An environmental impact assessment has been deemed unnecessary for a proposed resort development at Beach Bay, described as “critical habitat” for sea turtle nesting.

The National Conservation Council’s advice on the project determined that, “although the loss of primary [turtle nesting] habitat is considered an adverse effect, it is not considered to warrant an [environmental impact assessment]”.

The advice, scheduled for confirmation by the council on 11 Sept., concludes that the Department of Environment possesses enough expertise on turtles that an assessment will not be needed.

Detailed plans for the Mandarin Oriental Hotel project were submitted to the Central Planning Authority in July and will be presented on 11 Sept. The project has been in the discussion phase for several years.

As proposed, the DoE expects the project to greatly diminish the site’s beach area – one of the few sandy beaches located between Savannah and Bodden Town.

Current plans include two main hotel buildings, a pool, tennis courts, a restaurant and two beachfront villas. The resort would include 100 guest rooms and 25 apartments, and reach up to nine storeys in height.

Much of the construction is planned directly on the beach. Construction of villas, pathways and a sewerage system are expected to reduce the 170‑foot wide beach to approximately 90 feet, according to the DoE.

“While we understand the desire to create an experience where villas open directly onto the beach, we do not support building directly on the beach. The villas could be positioned so they open onto the beach but are not directly built on the beach,” reads a 5 Aug. memorandum addressed from the Director of Environment to the Director of Planning.

“The plans as proposed make a relatively small beach (for the size of the development) even smaller, and this effect will worsen as the wider development comes forward.”

The National Conservation Council has made a series of recommendations to reduce the project’s environmental impact, if the CPA moves to approve the application.

Those recommendations include relocating villas and pathways off the beach, installing turtle-friendly lighting, checking in with the Department of Environment on the presence of turtle nesting before works begin, and no construction during turtle-nesting season, from 1 May-30 Nov.

The DoE described the location as a high-density turtle-nesting beach over the past 20 years. It is considered critical habitat under the proposed Sea Turtle Species Conservation Plan.

The site was home to 20 turtle nests and 48 nesting attempts in 2017, according to the DoE. Through July 2019, there had been two nests and 12 attempts at nesting recorded for the season.

While revisions were made to the resort plans following a 28 May meeting with the DoE, proposed structures remained on the beach.

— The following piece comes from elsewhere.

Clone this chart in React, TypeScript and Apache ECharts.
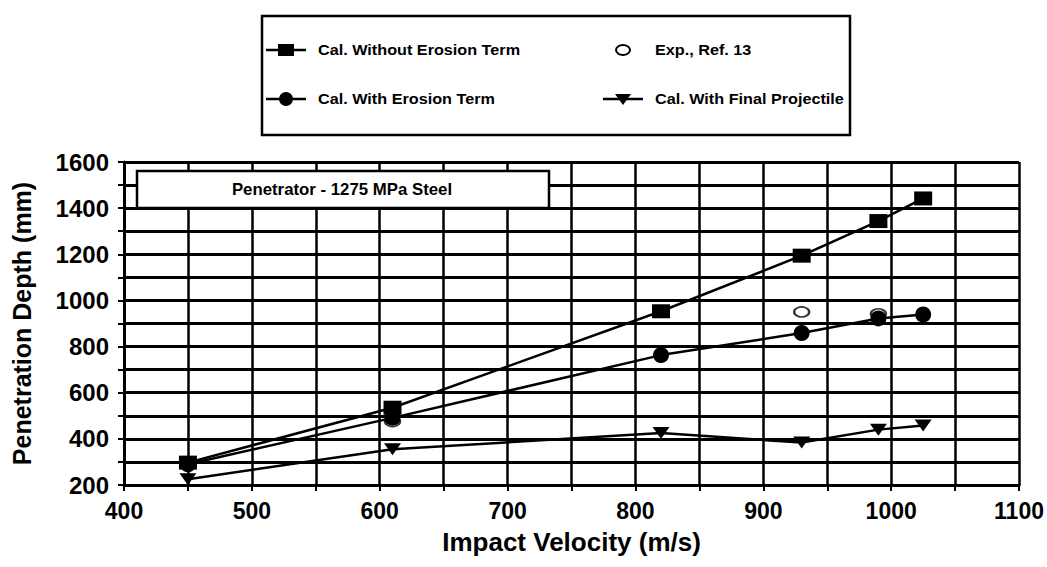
import React, { useEffect, useRef } from "react";
import * as echarts from "echarts";

const xValues = [450, 610, 820, 930, 990, 1025];
const withoutErosion = [297, 535, 953, 1194, 1344, 1442];
const withErosion = [290, 491, 763, 859, 922, 939];
const finalProjectile = [225, 355, 425, 384, 440, 458];
const expX = [610, 930, 990];
const expY = [475, 950, 942];

const yLabels = [200, 400, 600, 800, 1000, 1200, 1400, 1600];
const xLabels = [400, 500, 600, 700, 800, 900, 1000, 1100];

const names = {
  without: "Cal. Without Erosion Term",
  exp: "Exp., Ref. 13",
  withE: "Cal. With Erosion Term",
  final: "Cal. With Final Projectile",
};

const FONT = "'Liberation Sans', Arial, sans-serif";

function legendText(x: number, y: number, text: string) {
  return {
    type: "text",
    x,
    y,
    scaleX: 1.08,
    style: { text, fill: "#000", font: `bold 15px ${FONT}`, align: "left", verticalAlign: "middle" },
    z: 20,
  };
}
function legendLine(x: number, y: number) {
  return {
    type: "line",
    shape: { x1: x, y1: y, x2: x + 40, y2: y },
    style: { stroke: "#000", lineWidth: 2.5 },
    z: 20,
  };
}

export default function App() {
  const ref = useRef<HTMLDivElement>(null);
  useEffect(() => {
    document.body.style.margin = "0";
    const chart = echarts.init(ref.current!, null, { renderer: "svg" });
    const pair = (xs: number[], ys: number[]) => xs.map((x, i) => [x, ys[i]]);
    const lineStyleCommon = { color: "#000", width: 2.5 };
    const r1 = 50;
    const r2 = 99;
    const c1 = 266;
    const c2 = 603;
    chart.setOption({
      animation: false,
      backgroundColor: "#fff",
      textStyle: { fontFamily: FONT },
      grid: { left: 124, top: 162, width: 896, height: 323, containLabel: false },
      xAxis: {
        type: "value",
        min: 400,
        max: 1100,
        interval: 50,
        name: "Impact Velocity (m/s)",
        nameLocation: "middle",
        nameGap: 44,
        nameTextStyle: { color: "#000", fontSize: 26, fontWeight: "bold", fontFamily: FONT },
        axisLine: { show: true, lineStyle: { color: "#000", width: 3 } },
        axisTick: { show: true, length: 6, lineStyle: { color: "#000", width: 2 } },
        axisLabel: {
          color: "#000",
          fontSize: 23,
          fontWeight: "bold",
          fontFamily: FONT,
          margin: 14,
          formatter: (v: number) => (xLabels.includes(v) ? String(v) : ""),
        },
        splitLine: { show: true, lineStyle: { color: "#000", width: 2.5 } },
      },
      yAxis: {
        type: "value",
        min: 200,
        max: 1600,
        interval: 100,
        name: "Penetration Depth (mm)",
        nameLocation: "middle",
        nameRotate: 90,
        nameGap: 90,
        nameTextStyle: { color: "#000", fontSize: 25, fontWeight: "bold", fontFamily: FONT },
        axisLine: { show: true, lineStyle: { color: "#000", width: 3 } },
        axisTick: { show: true, length: 6, lineStyle: { color: "#000", width: 2 } },
        axisLabel: {
          color: "#000",
          fontSize: 24,
          fontWeight: "bold",
          fontFamily: FONT,
          margin: 15,
          formatter: (v: number) => (yLabels.includes(v) ? String(v) : ""),
        },
        splitLine: { show: true, lineStyle: { color: "#000", width: 3 } },
      },
      graphic: [
        {
          type: "rect",
          shape: { x: 262, y: 16, width: 588, height: 119 },
          style: { fill: "#fff", stroke: "#000", lineWidth: 2.5 },
          z: 10,
        },
        legendLine(c1, r1),
        { type: "rect", shape: { x: c1 + 12, y: r1 - 6, width: 16, height: 12 }, style: { fill: "#000" }, z: 21 },
        legendText(c1 + 52, r1, names.without),
        { type: "ellipse", shape: { cx: c2 + 20, cy: r1, rx: 7, ry: 5 }, style: { fill: "#fff", stroke: "#000", lineWidth: 2 }, z: 21 },
        legendText(c2 + 52, r1, names.exp),
        legendLine(c1, r2),
        { type: "circle", shape: { cx: c1 + 20, cy: r2, r: 7 }, style: { fill: "#000" }, z: 21 },
        legendText(c1 + 52, r2, names.withE),
        legendLine(c2, r2),
        {
          type: "polygon",
          shape: { points: [[c2 + 12, r2 - 5], [c2 + 28, r2 - 5], [c2 + 20, r2 + 6]] },
          style: { fill: "#000" },
          z: 21,
        },
        legendText(c2 + 52, r2, names.final),
        {
          type: "rect",
          shape: { x: 137, y: 171, width: 412, height: 37 },
          style: { fill: "#fff", stroke: "#000", lineWidth: 2.5 },
          z: 50,
        },
        {
          type: "text",
          x: 342,
          y: 189,
          scaleX: 1.05,
          style: {
            text: "Penetrator - 1275 MPa Steel",
            fill: "#000",
            font: `bold 16px ${FONT}`,
            align: "center",
            verticalAlign: "middle",
          },
          z: 51,
        },
      ],
      series: [
        {
          name: names.exp,
          type: "scatter",
          data: pair(expX, expY),
          symbol: "emptyCircle",
          symbolSize: [15, 10],
          itemStyle: { color: "#000", borderColor: "#000", borderWidth: 2 },
          z: 1,
        },
        {
          name: names.without,
          type: "line",
          data: pair(xValues, withoutErosion),
          symbol: "rect",
          symbolSize: [18, 14],
          showAllSymbol: true,
          lineStyle: lineStyleCommon,
          itemStyle: { color: "#000" },
          z: 3,
        },
        {
          name: names.withE,
          type: "line",
          data: pair(xValues, withErosion),
          symbol: "circle",
          symbolSize: 16,
          lineStyle: lineStyleCommon,
          itemStyle: { color: "#000" },
          z: 3,
        },
        {
          name: names.final,
          type: "line",
          data: pair(xValues, finalProjectile),
          symbol: "triangle",
          symbolRotate: 180,
          symbolSize: [17, 12],
          lineStyle: lineStyleCommon,
          itemStyle: { color: "#000" },
          z: 3,
        },
      ],
    });
    return () => chart.dispose();
  }, []);
  return <div ref={ref} style={{ width: 1047, height: 567 }} />;
}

“Although the path is now further back from the majority of turtle nests, it does still overlap with critical habitat and there will be adverse effects on sea turtles,” the National Conservation Council advice reads, adding, “The applicant has reduced but not eliminated these adverse effects.”

The DoE also concludes that “greenhouse gases and climate change [do] not appear to be accounted for” in the project plans.

“Climate change is likely to have severe impacts on the Cayman Islands, including this site. The Cayman Islands are inherently vulnerable to climate change because of the small size, low-lying areas and other environmental factors,” the NCC states.

“The Proposed Development is likely to both contribute to climate change and be affected by climate change.”

Approximately 10 acres of primary habitat, including dry forest and shrubland, would be lost to the development. The DoE has recommended that construction retain and incorporate as much native vegetation as possible, adding that loss of the habitat would compromise the ability of the natural environment to sequester carbon.

Revised plans include a waste water treatment plant to reduce the impact on water quality. Plans did not include generators or the use of renewable energy, according to the DoE.

Other potential impacts noted by the department were socioeconomic. Several potential benefits were noted in terms of promoting tourism and business to the eastern districts.

The site’s location in a residential neighbourhood, however, could result in “minor socioeconomic effects by changing the community”.


  1. Why would the government let this happen??? This article articulates a number of problems with what is proposed. They should all be addressed in a positive manner before this development is allowed

  2. Hellooooooooo… anybody remember Hurricane Ivan?! When expensive coastal property is built irresponsibly it is like sticking your chin into the air with your hands down during a fight with Mike Tyson. You will get tagged! Why do insurance companies not charge a dissuadingly high premium on coastal developments and homes that by poor design invite unnecessarily massive repairs followed by massive rate hikes after hurricanes? Instead, they allow perilous construction while we (less wealthy inlanders) all pay humongous premiums to compensate for the losses (of the wealthiest), no matter where and how safely we build. Why don’t we insist on commensurate rates as consumers? Florida learned long ago that stilts high enough to stand above the max storm surge is the way to go when you live in God’s bowling alley. Why are the insurers, CIG and Planning so slow on the uptake? This is the main reason that I photographed and published the book “Paradise Interrupted”. Ivan is supposed to be our big lesson on past failures of coastal planning. Keep your chin down and gloves up at all times.